Chinese Companies Register To Lobby Congress
The business ties between the United States and China have been highlighted during the current state visit of the Chinese government to Washington. While China has long registered to lobby and influence opinions in the United States under the Foreign Agent Registration Act, more recently Chinese companies have begun to sign lobbying firms and register under the Lobbying Disclosure Act to lobby Congress and the Executive Branch.
In 2010, four Chinese businesses and trade associations reported lobbying activity to the Secretary of the Senate’s office. These include Huawei Tech. Investment, China-United States Exchange Foundation, Sichuan Tengzhong Heavy Industrial Machinery, and BGP Inc., the Chinese national petroleum company.
The lobbying spending by these four organizations–$425,000–dwarfs all previous lobbying spending by Chinese firms registering lobbyists under the Lobbying Disclosure Act (LDA). In 2005, the first year that any significant lobbying was reporting under the LDA, three Chinese firms reported spending $290,000 on lobbying.

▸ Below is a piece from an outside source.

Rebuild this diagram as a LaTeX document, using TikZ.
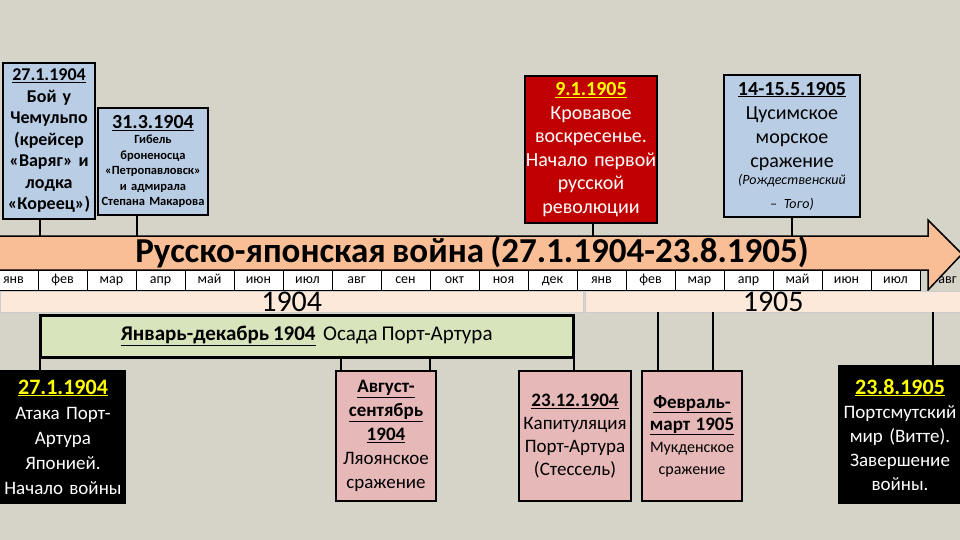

LDA filings that report spending and activity by Chinese firms have been in the single digits for a decade. There are other filings by firms who report no money spent and no activity as well. The four firms registered under the LDA and reporting activity and money spent ties the 2006 number for most active Chinese registrants.
Most of the lobbying spending in 2010 comes from Huawei Tech., a major telecommunications firm in China, which contracted with the lobbying firm APCO Worldwide. The lobbyists with the Huawei Tech. portfolio include Don Bonker, a former congressman, Brian McLaughlin, former staffer for Sen. Dick Durbin, Barry Schumacher, former staffer for Florida Gov. Bob Graham, and Alison Wolpert. Huawei Tech. has spent $350,000 on lobbying during the second half of 2010.
Huawei Tech. is currently attempting to secure an equipment supplies contract with Sprint Nextel, but is being hampered by security concerns, including concerns that the firm is connected to the Chinese military. In their efforts to secure the contract Huawei Tech. filed a joint bid with the well-connected telecom consultancy Amerilink. Amerilink boasts a board that includes deputy secretary of defense Gordon England, former House minority leader Dick Gephardt, former vice chairman of the Joint Chiefs of Staff William Owens, and former World Bank president James Wolfensohn.
BGP, Inc., a seismic survey company wholly owned by the Chinese National Petroleum Company, a state-owned enterprise, was also lobbying Congress in support of a venture with a U.S. firm. BGP sought support from Congress in its bid to form a joint company with ION Geophysical Corp. That bid was accepted by the Committee on Foreign Investment in the United States (CFIUS) and the two companies created the company INOVA with BGP taking a 51% ownership stake.
BGP had hired The Glover Park Group, a Democratic aligned lobbying firm, to help them with outreach to Congress. The lobbying team included former staffers to Sen. Byron Dorgan and former minority leader Gephardt.
Not counted in the four firms that are active registrants is the recently registered company Baidu. Baidu, the Chinese search engine controlled by the government, registered as a client of Sidley Austin. Baidu is trying to influence the annual Special Report 301 to be released by the Office of the United State Trade Representative. In 2010, the USTR report called out Baidu for providing the platform for the majority of illegal downloads in China. Intellectual property violations are contentious issue between the U.S. government and business firms and the Chinese government.
Despite China’s emerging business ties to the U.S. there are still few firms registering under the LDA to lobby. Countries that have long-standing ties like Canada, Japan, the United Kingdom, and Switzerland all report more business registering and more money spent. Chinese business spending in 2010, largely fueled by Huawei Tech’s Sprint Nextel bid, does, however, put the country’s businesses into the highest levels of spending by foreign companies registering under the LDA.